In terms of eloquence and importance, virtually all of the State of the Union addresses during Lincoln's administration could be chosen, since the nation is at war with itself. But especially when he is speaking after he's issued the Emancipation Proclamation. That becomes a tremendously important moment and carries a lot of weight. In a way, it's the moment that's eloquent and important, most of the time, as opposed to the words. When you're giving a speech in the middle of a civil war, there are different kinds of issues at stake. You can't start out and say—as nearly every president does—that the state of the union is good, because the state of the union is imperiled. A different kind of drama is at work, one that cinches the relationship between the audience and the speaker.

Steve Hahn

It's the 50th anniversary of LBJ's State of the Union address when he launched the War on Poverty as well as called on Congress to do more for civil rights and health care for the elderly than the previous hundred Congresses combined. He spoke about poverty in the United States not as an individual but as a collective problem and challenge, and he summoned Americans to tackle it with the determination of waging war and as an effort to realize American ideals. That's a tough one to beat.

Mary Stuckey

No list would be complete without one of Ronald Reagan's. I'd probably choose his 1982 State of the Union for two reasons: he used the address to focus attention on the economy, and set the national agenda very clearly by doing so and he introduced Lenny Skutnik in the gallery—the first time a president used a person to illustrate a point, and thus started a tradition that every president has since taken advantage of—so it shows his ability to innovate rhetorically. Reagan innovated rhetorically in a lot of ways. His style was, in general, more conversational than what we normally associate with presidents. His first inaugural was moved to the side of the Capitol on the mall, and the television coverage had all those visuals of the monuments, identifying him with the giants of US history.
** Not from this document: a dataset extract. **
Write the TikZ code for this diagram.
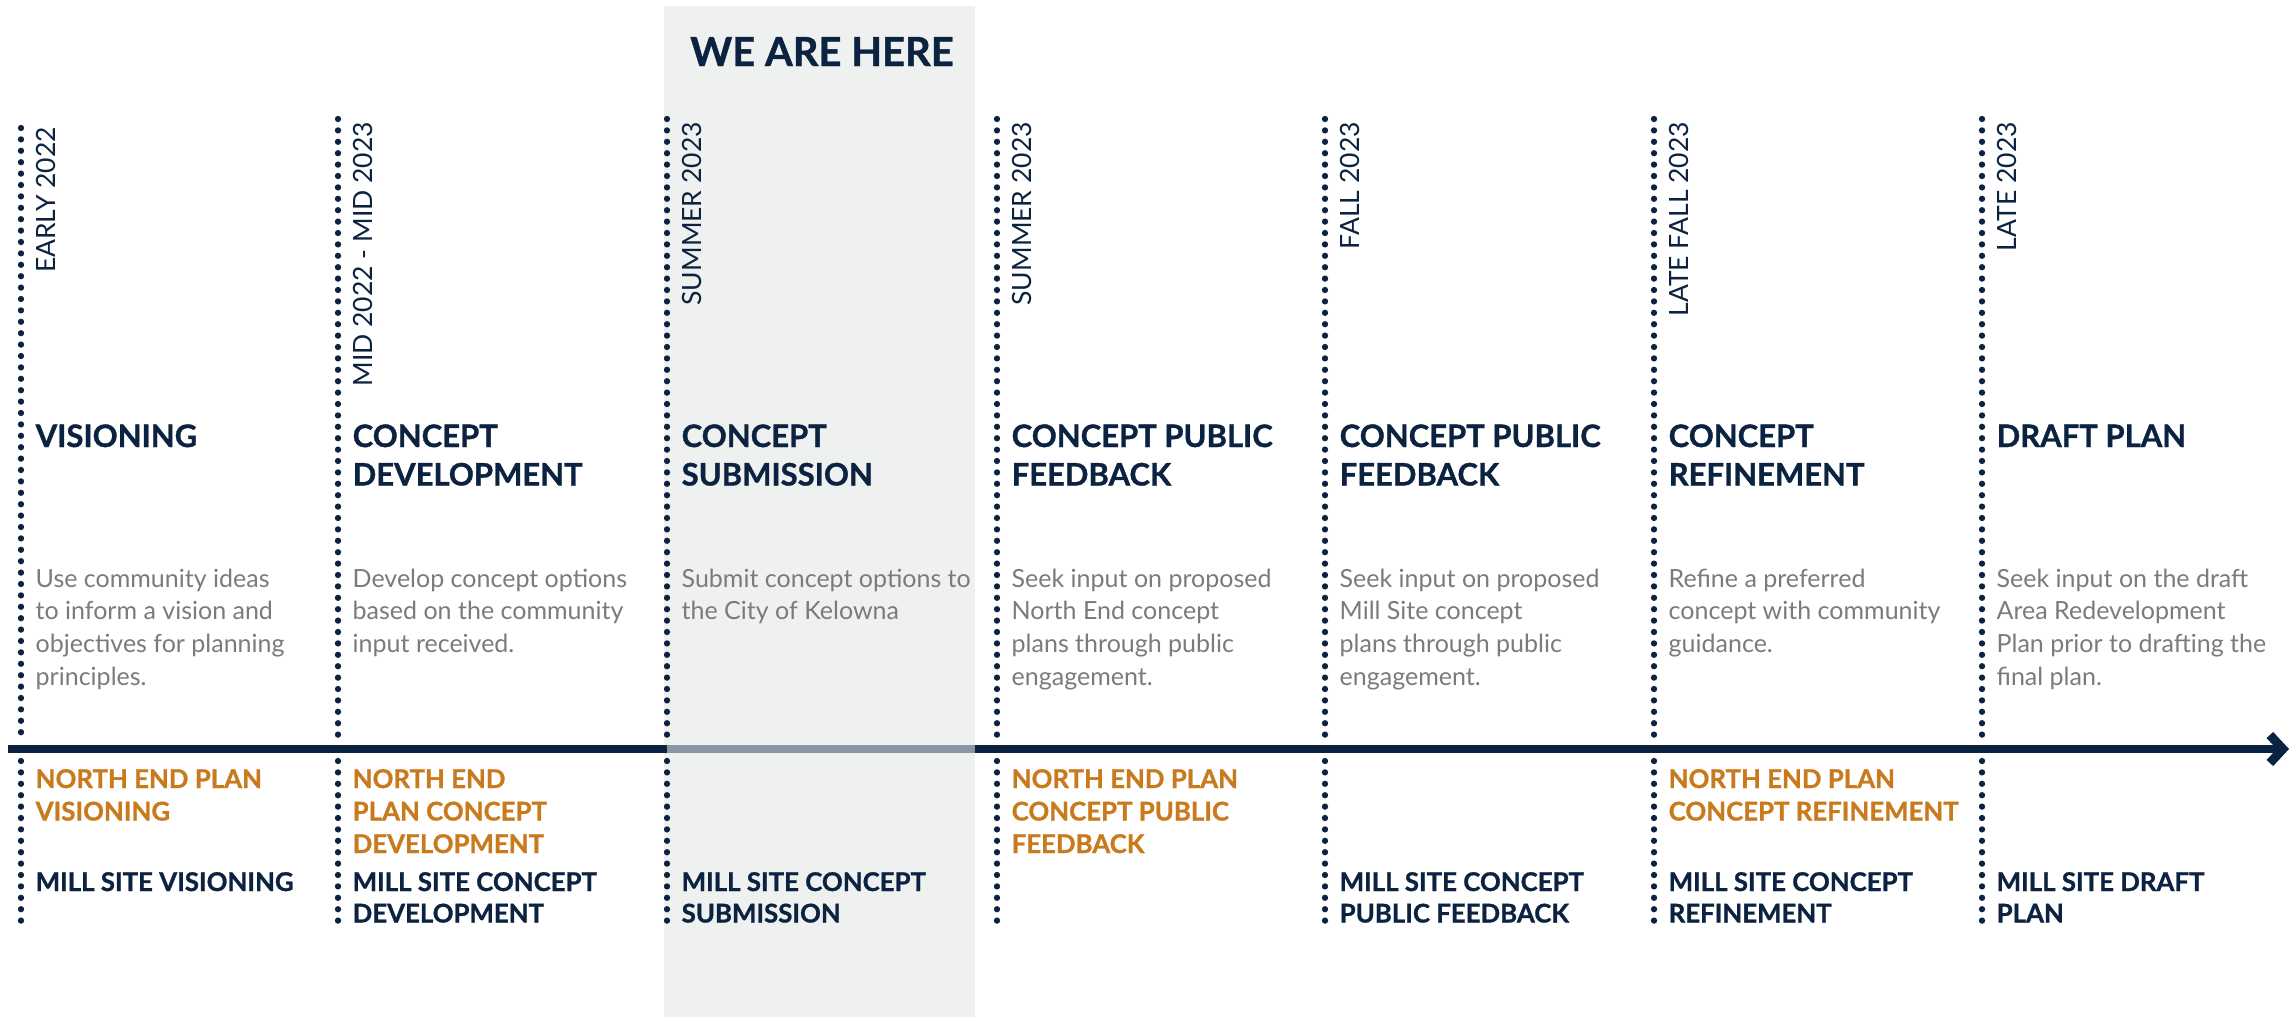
\documentclass[tikz,border=0pt]{standalone}
\usepackage{fontspec}
\setmainfont{Lato}[BoldFeatures={FakeBold=1.0}]
\usetikzlibrary{arrows.meta}
\definecolor{navy}{HTML}{0B2240}
\definecolor{orangelbl}{HTML}{C97A1D}
\definecolor{descgray}{HTML}{7B7B7B}
\definecolor{boxgray}{HTML}{EFF1F0}
\definecolor{axisgray}{HTML}{8C95A4}
\newcommand{\tlines}[1]{\vtop{\let\\\cr\halign{##\hfil\cr#1\crcr}}}
\begin{document}
\begin{tikzpicture}[x=1pt,y=-1pt,
  dots/.style={navy, line width=6.3pt, line cap=round, dash pattern=on 0pt off 11.4pt},
  datelbl/.style={rotate=90, anchor=base east, inner sep=0pt, text=navy,
    font=\fontsize{26.5}{30}\selectfont},
  headlbl/.style={anchor=base west, inner sep=0pt, text=navy,
    font=\bfseries\fontsize{31}{38.5}\selectfont},
  desclbl/.style={anchor=base west, inner sep=0pt, text=descgray,
    font=\fontsize{25}{32.7}\selectfont},
  northlbl/.style={anchor=base west, inner sep=0pt, text=orangelbl,
    font=\bfseries\fontsize{25.8}{32.5}\selectfont},
  milllbl/.style={anchor=base west, inner sep=0pt, text=navy,
    font=\bfseries\fontsize{25.8}{31.5}\selectfont},
  herelbl/.style={anchor=base, inner sep=0pt, text=navy,
    font=\bfseries\fontsize{40}{44}\selectfont}
]
\useasboundingbox (0,0) rectangle (2295,1017);
\fill[white] (0,0) rectangle (2295,1017);
% highlight box
\fill[boxgray] (664,6) rectangle (975,1017);
\node[herelbl] (here) at (822,66) {WE ARE HERE};

% dotted column lines
\foreach \i/\x/\t in {1/21/128,2/338/119,3/667/119,4/997/119,5/1325/119,6/1654/119,7/1982/119}{
  \coordinate (top\i) at (\x,\t);
  \coordinate (upb\i) at (\x,739);
  \coordinate (lot\i) at (\x,761);
  \coordinate (bot\i) at (\x,924);
  \draw[dots] (top\i) -- (upb\i);
  \draw[dots] (lot\i) -- (bot\i);
}

% axis
\coordinate (axL) at (8,749);
\coordinate (axR) at (2289,749);
\coordinate (gL) at (667,749);
\coordinate (gR) at (975,749);
\draw[navy, line width=8.5pt, -{Straight Barb[length=13pt,width=28pt,line width=9pt]}] (axL) -- (axR);
\draw[axisgray, line width=8.5pt] (gL) -- (gR);

% dates
\node[datelbl] (d1) at (55,127) {EARLY 2022};
\node[datelbl] (d2) at (372,122) {MID 2022 - MID 2023};
\node[datelbl] (d3) at (701,122) {SUMMER 2023};
\node[datelbl] (d4) at (1031,122) {SUMMER 2023};
\node[datelbl] (d5) at (1359,122) {FALL 2023};
\node[datelbl] (d6) at (1688,122) {LATE FALL 2023};
\node[datelbl] (d7) at (2016,122) {LATE 2023};

% headings
\node[headlbl] (h1) at (35.5,447) {\tlines{VISIONING}};
\node[headlbl] (h2) at (352.5,447) {\tlines{CONCEPT\\DEVELOPMENT}};
\node[headlbl] (h3) at (681.5,447) {\tlines{CONCEPT\\SUBMISSION}};
\node[headlbl] (h4) at (1011.5,447) {\tlines{CONCEPT PUBLIC\\FEEDBACK}};
\node[headlbl] (h5) at (1339.5,447) {\tlines{CONCEPT PUBLIC\\FEEDBACK}};
\node[headlbl] (h6) at (1668.5,447) {\tlines{CONCEPT\\REFINEMENT}};
\node[headlbl] (h7) at (1996.5,447) {\tlines{DRAFT PLAN}};

% descriptions
\node[desclbl] (t1) at (35.5,587) {\tlines{Use community ideas\\to inform a vision and\\objectives for planning\\principles.}};
\node[desclbl] (t2) at (352.5,587) {\tlines{Develop concept options\\based on the community\\input received.}};
\node[desclbl] (t3) at (681.5,587) {\tlines{Submit concept options to\\the City of Kelowna}};
\node[desclbl] (t4) at (1011.5,587) {\tlines{Seek input on proposed\\North End concept\\plans through public\\engagement.}};
\node[desclbl] (t5) at (1339.5,587) {\tlines{Seek input on proposed\\Mill Site concept\\plans through public\\engagement.}};
\node[desclbl] (t6) at (1668.5,587) {\tlines{Refine a preferred\\concept with community\\guidance.}};
\node[desclbl] (t7) at (1996.5,587) {\tlines{Seek input on the draft\\Area Redevelopment\\Plan prior to drafting the\\final plan.}};

% north end plan
\node[northlbl] (n1) at (35.5,788) {\tlines{NORTH END PLAN\\VISIONING}};
\node[northlbl] (n2) at (352.5,788) {\tlines{NORTH END\\PLAN CONCEPT\\DEVELOPMENT}};
\node[northlbl] (n4) at (1011.5,788) {\tlines{NORTH END PLAN\\CONCEPT PUBLIC\\FEEDBACK}};
\node[northlbl] (n6) at (1668.5,788) {\tlines{NORTH END PLAN\\CONCEPT REFINEMENT}};

% mill site
\node[milllbl] (m1) at (35.5,891) {\tlines{MILL SITE VISIONING}};
\node[milllbl] (m2) at (352.5,891) {\tlines{MILL SITE CONCEPT\\DEVELOPMENT}};
\node[milllbl] (m3) at (681.5,891) {\tlines{MILL SITE CONCEPT\\SUBMISSION}};
\node[milllbl] (m5) at (1339.5,891) {\tlines{MILL SITE CONCEPT\\PUBLIC FEEDBACK}};
\node[milllbl] (m6) at (1668.5,891) {\tlines{MILL SITE CONCEPT\\REFINEMENT}};
\node[milllbl] (m7) at (1996.5,891) {\tlines{MILL SITE DRAFT\\PLAN}};
\end{tikzpicture}
\end{document}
He used anecdotes and humor in ways that we hadn't seen since FDR, and when his critics tried to counter with facts, it didn't work.

Bryan Garsten

I would point to Woodrow Wilson's first State of the Union in 1913 as a significant one: He broke with long tradition and turned the State of the Union back into an occasion for an oral speech to Congress. He also made the case for nominating presidential candidates by holding primaries in each state, taking power away from the party conventions—advice that we have taken, with significant but decidedly mixed results. Unfortunately, he (like everyone else) missed the coming storm in Europe. Eight months before the outbreak of the first world war, Wilson said, "There is but one cloud upon our horizon"—and he meant Mexico, where General Victoriano Huerta had recently seized power in a military coup.

Andrew Bacevich

Taken as a whole, it's not a particularly memorable speech. But I'd nominate James Monroe's State of the Union message for 1823. In the present day, when federal agencies such as the NSA are increasingly intrusive while over-classification provides an excuse for keeping citizens from knowing exactly what the government is doing, this passage is worth considering: 

The people being with us exclusively the sovereign, it is indispensable that full information be laid before them on all important subjects, to enable them to exercise that high power with complete effect. If kept in the dark, they must be incompetent to it. We are all liable to error, and those who are engaged in the management of public affairs are more subject to excitement and to be led astray by their particular interests and passions than the great body of our constituents, who, living at home in the pursuit of their ordinary avocations, are calm but deeply interested spectators of events and of the conduct of those who are parties to them.

An interesting proposition: That the instincts of those who are governed are more to be trusted than the instincts of those who wield power.